Opinion
July 15, 1994
Appeal from the Supreme Court, Onondaga County, Hurlbutt, J.
Present — Denman, P.J., Pine, Fallon, Callahan and Davis, JJ.
Judgment unanimously affirmed without costs. Memorandum: Defendant County of Onondaga (County) failed to preserve for review its argument that, pursuant to Weiss v. Fote ( 7 N.Y.2d 579, rearg denied 8 N.Y.2d 934 ), the doctrine of qualified municipal immunity applies to bar recovery against it. The County argues for the first time on appeal that plaintiff failed to establish that its decision not to post reduced speed signs on the subject portion of Lafayette Road was the result of an inadequate study or that its decision lacked a reasonable basis.
A question of law appearing on the face of the record may be raised for the first time on appeal if it could not have been avoided by the opposing party if brought to that party's attention in a timely manner (Block v.
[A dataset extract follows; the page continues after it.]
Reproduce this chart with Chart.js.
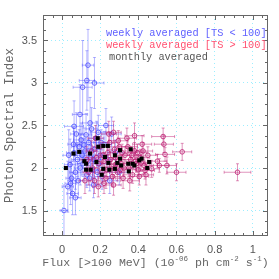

Magee, 146 A.D.2d 730, 732). An issue may not be raised for the first time on appeal, however, where it "could have been obviated or cured by factual showings or legal countersteps" in the trial court (Telaro v Telaro, 25 N.Y.2d 433, 439, rearg denied 26 N.Y.2d 751). We conclude that additional evidence could have been presented by plaintiff or codefendants Halberts to present a jury issue whether the County failed to conduct an adequate study or whether its decision lacked a reasonable basis (see, e.g., Scheemaker v State of New York, 70 N.Y.2d 985; Ganios v. State of New York, 181 A.D.2d 859; Cordero v. City of New York, 112 A.D.2d 914, 915-916). Thus, it cannot be said that the doctrine of qualified immunity necessarily applies as a matter of law.
We have considered the remaining contentions and find them to be without merit.